### Brief:
Word for word, quote all of the material, omitting the pictures.

● ● ● ● ● ● ●

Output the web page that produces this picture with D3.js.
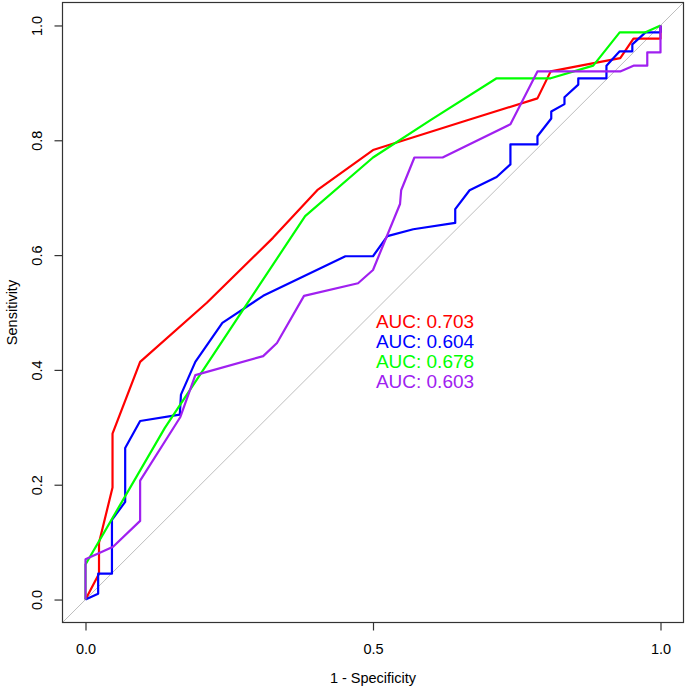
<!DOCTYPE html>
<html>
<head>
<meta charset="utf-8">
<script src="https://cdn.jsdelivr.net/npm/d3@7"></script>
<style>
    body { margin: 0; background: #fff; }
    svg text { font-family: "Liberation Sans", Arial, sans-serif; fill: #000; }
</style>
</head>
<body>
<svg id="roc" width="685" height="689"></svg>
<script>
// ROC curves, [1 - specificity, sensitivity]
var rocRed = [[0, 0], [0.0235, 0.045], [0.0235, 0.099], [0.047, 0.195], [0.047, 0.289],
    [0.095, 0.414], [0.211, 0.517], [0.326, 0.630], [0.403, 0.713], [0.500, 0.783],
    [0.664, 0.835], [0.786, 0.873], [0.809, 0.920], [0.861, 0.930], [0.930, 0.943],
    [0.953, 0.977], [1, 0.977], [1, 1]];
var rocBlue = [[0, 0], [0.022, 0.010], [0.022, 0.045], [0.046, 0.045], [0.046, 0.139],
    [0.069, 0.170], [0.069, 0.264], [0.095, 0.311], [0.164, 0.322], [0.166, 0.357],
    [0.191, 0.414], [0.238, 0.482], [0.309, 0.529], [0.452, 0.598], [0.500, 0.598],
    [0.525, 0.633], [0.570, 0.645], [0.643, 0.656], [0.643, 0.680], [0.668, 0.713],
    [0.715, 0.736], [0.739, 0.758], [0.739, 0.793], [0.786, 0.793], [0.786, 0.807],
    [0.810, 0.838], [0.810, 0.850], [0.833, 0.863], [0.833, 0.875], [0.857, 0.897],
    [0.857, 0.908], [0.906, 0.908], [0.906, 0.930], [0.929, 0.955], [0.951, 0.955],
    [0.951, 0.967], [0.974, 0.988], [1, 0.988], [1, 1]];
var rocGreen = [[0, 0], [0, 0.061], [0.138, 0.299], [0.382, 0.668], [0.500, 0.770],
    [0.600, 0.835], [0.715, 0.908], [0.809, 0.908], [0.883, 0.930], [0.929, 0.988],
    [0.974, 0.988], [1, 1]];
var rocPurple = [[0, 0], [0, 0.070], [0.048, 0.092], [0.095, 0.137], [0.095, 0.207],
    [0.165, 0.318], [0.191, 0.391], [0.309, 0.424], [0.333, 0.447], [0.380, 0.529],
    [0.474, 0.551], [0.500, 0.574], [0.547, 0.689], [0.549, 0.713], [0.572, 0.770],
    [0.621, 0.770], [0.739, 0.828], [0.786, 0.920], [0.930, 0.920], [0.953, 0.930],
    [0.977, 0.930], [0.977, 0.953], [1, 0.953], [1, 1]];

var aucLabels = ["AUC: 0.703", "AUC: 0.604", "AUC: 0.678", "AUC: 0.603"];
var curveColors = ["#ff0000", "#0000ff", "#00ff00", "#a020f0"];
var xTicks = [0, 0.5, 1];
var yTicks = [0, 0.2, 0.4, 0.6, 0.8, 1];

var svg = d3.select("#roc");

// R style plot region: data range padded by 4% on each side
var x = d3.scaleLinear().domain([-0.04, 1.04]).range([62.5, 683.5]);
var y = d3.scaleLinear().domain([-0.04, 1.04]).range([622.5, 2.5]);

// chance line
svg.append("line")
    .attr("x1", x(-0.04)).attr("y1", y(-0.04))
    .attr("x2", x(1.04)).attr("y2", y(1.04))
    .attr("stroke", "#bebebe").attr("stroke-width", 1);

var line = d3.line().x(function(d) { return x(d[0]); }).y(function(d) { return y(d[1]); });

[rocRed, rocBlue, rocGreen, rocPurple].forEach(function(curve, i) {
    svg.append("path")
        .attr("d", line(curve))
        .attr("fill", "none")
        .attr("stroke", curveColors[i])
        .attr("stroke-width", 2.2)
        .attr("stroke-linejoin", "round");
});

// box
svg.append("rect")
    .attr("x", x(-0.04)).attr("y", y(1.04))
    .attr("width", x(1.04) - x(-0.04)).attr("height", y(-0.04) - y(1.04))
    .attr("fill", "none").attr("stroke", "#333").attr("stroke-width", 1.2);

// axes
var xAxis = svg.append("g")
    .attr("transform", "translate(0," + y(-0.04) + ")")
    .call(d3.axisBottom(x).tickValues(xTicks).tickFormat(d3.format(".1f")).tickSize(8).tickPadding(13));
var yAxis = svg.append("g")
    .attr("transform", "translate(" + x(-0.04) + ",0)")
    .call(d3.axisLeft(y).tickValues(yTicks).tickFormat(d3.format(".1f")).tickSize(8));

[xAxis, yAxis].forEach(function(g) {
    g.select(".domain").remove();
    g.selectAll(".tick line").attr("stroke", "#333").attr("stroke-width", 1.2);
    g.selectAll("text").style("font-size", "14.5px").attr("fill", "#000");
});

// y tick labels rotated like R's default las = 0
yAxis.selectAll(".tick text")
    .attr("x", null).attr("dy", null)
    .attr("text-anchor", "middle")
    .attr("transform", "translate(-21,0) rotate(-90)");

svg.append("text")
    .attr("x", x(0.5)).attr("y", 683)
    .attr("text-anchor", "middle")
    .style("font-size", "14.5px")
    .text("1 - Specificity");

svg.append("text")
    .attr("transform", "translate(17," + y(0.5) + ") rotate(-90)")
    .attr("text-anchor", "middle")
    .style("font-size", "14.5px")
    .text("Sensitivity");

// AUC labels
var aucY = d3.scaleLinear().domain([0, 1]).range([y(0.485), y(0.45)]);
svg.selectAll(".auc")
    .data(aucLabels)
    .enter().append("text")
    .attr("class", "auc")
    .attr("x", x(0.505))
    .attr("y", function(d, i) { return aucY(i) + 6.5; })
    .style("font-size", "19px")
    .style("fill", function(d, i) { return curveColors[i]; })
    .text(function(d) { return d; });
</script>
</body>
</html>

● ● ● ● ● ● ●

### Expected answer:
Output the web page that produces this picture with D3.js.
<!DOCTYPE html>
<html>
<head>
<meta charset="utf-8">
<script src="https://cdn.jsdelivr.net/npm/d3@7"></script>
<style>
    body { margin: 0; background: #fff; }
    svg text { font-family: "Liberation Sans", Arial, sans-serif; fill: #000; }
</style>
</head>
<body>
<svg id="roc" width="685" height="689"></svg>
<script>
// ROC curves, [1 - specificity, sensitivity]
var rocRed = [[0, 0], [0.0235, 0.045], [0.0235, 0.099], [0.047, 0.195], [0.047, 0.289],
    [0.095, 0.414], [0.211, 0.517], [0.326, 0.630], [0.403, 0.713], [0.500, 0.783],
    [0.664, 0.835], [0.786, 0.873], [0.809, 0.920], [0.861, 0.930], [0.930, 0.943],
    [0.953, 0.977], [1, 0.977], [1, 1]];
var rocBlue = [[0, 0], [0.022, 0.010], [0.022, 0.045], [0.046, 0.045], [0.046, 0.139],
    [0.069, 0.170], [0.069, 0.264], [0.095, 0.311], [0.164, 0.322], [0.166, 0.357],
    [0.191, 0.414], [0.238, 0.482], [0.309, 0.529], [0.452, 0.598], [0.500, 0.598],
    [0.525, 0.633], [0.570, 0.645], [0.643, 0.656], [0.643, 0.680], [0.668, 0.713],
    [0.715, 0.736], [0.739, 0.758], [0.739, 0.793], [0.786, 0.793], [0.786, 0.807],
    [0.810, 0.838], [0.810, 0.850], [0.833, 0.863], [0.833, 0.875], [0.857, 0.897],
    [0.857, 0.908], [0.906, 0.908], [0.906, 0.930], [0.929, 0.955], [0.951, 0.955],
    [0.951, 0.967], [0.974, 0.988], [1, 0.988], [1, 1]];
var rocGreen = [[0, 0], [0, 0.061], [0.138, 0.299], [0.382, 0.668], [0.500, 0.770],
    [0.600, 0.835], [0.715, 0.908], [0.809, 0.908], [0.883, 0.930], [0.929, 0.988],
    [0.974, 0.988], [1, 1]];
var rocPurple = [[0, 0], [0, 0.070], [0.048, 0.092], [0.095, 0.137], [0.095, 0.207],
    [0.165, 0.318], [0.191, 0.391], [0.309, 0.424], [0.333, 0.447], [0.380, 0.529],
    [0.474, 0.551], [0.500, 0.574], [0.547, 0.689], [0.549, 0.713], [0.572, 0.770],
    [0.621, 0.770], [0.739, 0.828], [0.786, 0.920], [0.930, 0.920], [0.953, 0.930],
    [0.977, 0.930], [0.977, 0.953], [1, 0.953], [1, 1]];

var aucLabels = ["AUC: 0.703", "AUC: 0.604", "AUC: 0.678", "AUC: 0.603"];
var curveColors = ["#ff0000", "#0000ff", "#00ff00", "#a020f0"];
var xTicks = [0, 0.5, 1];
var yTicks = [0, 0.2, 0.4, 0.6, 0.8, 1];

var svg = d3.select("#roc");

// R style plot region: data range padded by 4% on each side
var x = d3.scaleLinear().domain([-0.04, 1.04]).range([62.5, 683.5]);
var y = d3.scaleLinear().domain([-0.04, 1.04]).range([622.5, 2.5]);

// chance line
svg.append("line")
    .attr("x1", x(-0.04)).attr("y1", y(-0.04))
    .attr("x2", x(1.04)).attr("y2", y(1.04))
    .attr("stroke", "#bebebe").attr("stroke-width", 1);

var line = d3.line().x(function(d) { return x(d[0]); }).y(function(d) { return y(d[1]); });

[rocRed, rocBlue, rocGreen, rocPurple].forEach(function(curve, i) {
    svg.append("path")
        .attr("d", line(curve))
        .attr("fill", "none")
        .attr("stroke", curveColors[i])
        .attr("stroke-width", 2.2)
        .attr("stroke-linejoin", "round");
});

// box
svg.append("rect")
    .attr("x", x(-0.04)).attr("y", y(1.04))
    .attr("width", x(1.04) - x(-0.04)).attr("height", y(-0.04) - y(1.04))
    .attr("fill", "none").attr("stroke", "#333").attr("stroke-width", 1.2);

// axes
var xAxis = svg.append("g")
    .attr("transform", "translate(0," + y(-0.04) + ")")
    .call(d3.axisBottom(x).tickValues(xTicks).tickFormat(d3.format(".1f")).tickSize(8).tickPadding(13));
var yAxis = svg.append("g")
    .attr("transform", "translate(" + x(-0.04) + ",0)")
    .call(d3.axisLeft(y).tickValues(yTicks).tickFormat(d3.format(".1f")).tickSize(8));

[xAxis, yAxis].forEach(function(g) {
    g.select(".domain").remove();
    g.selectAll(".tick line").attr("stroke", "#333").attr("stroke-width", 1.2);
    g.selectAll("text").style("font-size", "14.5px").attr("fill", "#000");
});

// y tick labels rotated like R's default las = 0
yAxis.selectAll(".tick text")
    .attr("x", null).attr("dy", null)
    .attr("text-anchor", "middle")
    .attr("transform", "translate(-21,0) rotate(-90)");

svg.append("text")
    .attr("x", x(0.5)).attr("y", 683)
    .attr("text-anchor", "middle")
    .style("font-size", "14.5px")
    .text("1 - Specificity");

svg.append("text")
    .attr("transform", "translate(17," + y(0.5) + ") rotate(-90)")
    .attr("text-anchor", "middle")
    .style("font-size", "14.5px")
    .text("Sensitivity");

// AUC labels
var aucY = d3.scaleLinear().domain([0, 1]).range([y(0.485), y(0.45)]);
svg.selectAll(".auc")
    .data(aucLabels)
    .enter().append("text")
    .attr("class", "auc")
    .attr("x", x(0.505))
    .attr("y", function(d, i) { return aucY(i) + 6.5; })
    .style("font-size", "19px")
    .style("fill", function(d, i) { return curveColors[i]; })
    .text(function(d) { return d; });
</script>
</body>
</html>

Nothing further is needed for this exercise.